To me, companies want to keep their resources for as long as possible now, and are willing to sacrifice expensive commercial real estate or significantly downsize is. Side note – my mom worked for Morgan Stanley full time remote for the last 10 years of her career. She had worked out of Delaware, and they moved her job to Manhattan. She had to go visit the office once every month or two, and she lived 2 hours away, and could take the train from Philly. To me – this is how business will start to cut costs, FIRST. I also believe they will remove expensive urban personnel and replace them with regional or rural personnel that can mostly work remote which cost less per head, AND do not require a seat in a $3,000 sq ft office.
You need to understand that this is about to be a commercial real estate Armageddon. Then, consider ALL of the businesses around these commercial offices – the restaurants and shops that depend on all of that foot traffic that was just coming back. I believe what will happen is that in places like NYC, rents will sharply, sharply fall. That company with 1200 seats may now only want 120. Same with all of the other companies. With rents massively falling, this can allow regional players then to get a NYC-like presence with a lot less capital. But that might be 2024-2026.

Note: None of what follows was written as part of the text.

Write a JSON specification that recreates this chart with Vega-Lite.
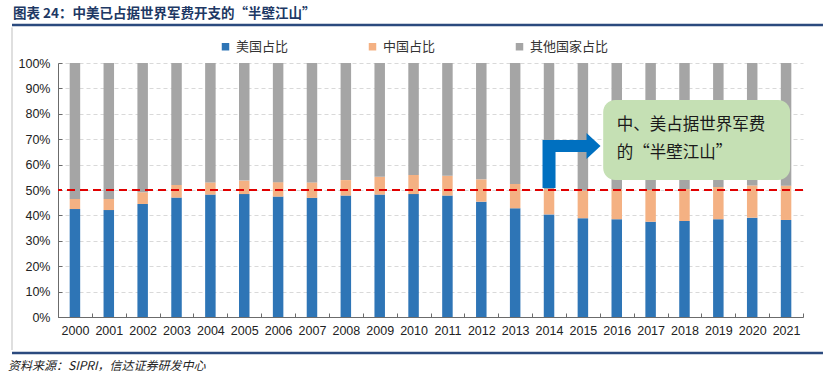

To me, my most pressing issue above banking is commercial real estate. Then, consider all of the banks that are holding paper on this, and THEIR unrealized losses – that are about to mount. Then, consider the bail-in that will start to happen. If you are someone with $1m, and see these bank bail-ins happening, aren’t you going to take $750k and put it into silver and gold in vaults? Why would you have more than $250k in a bank?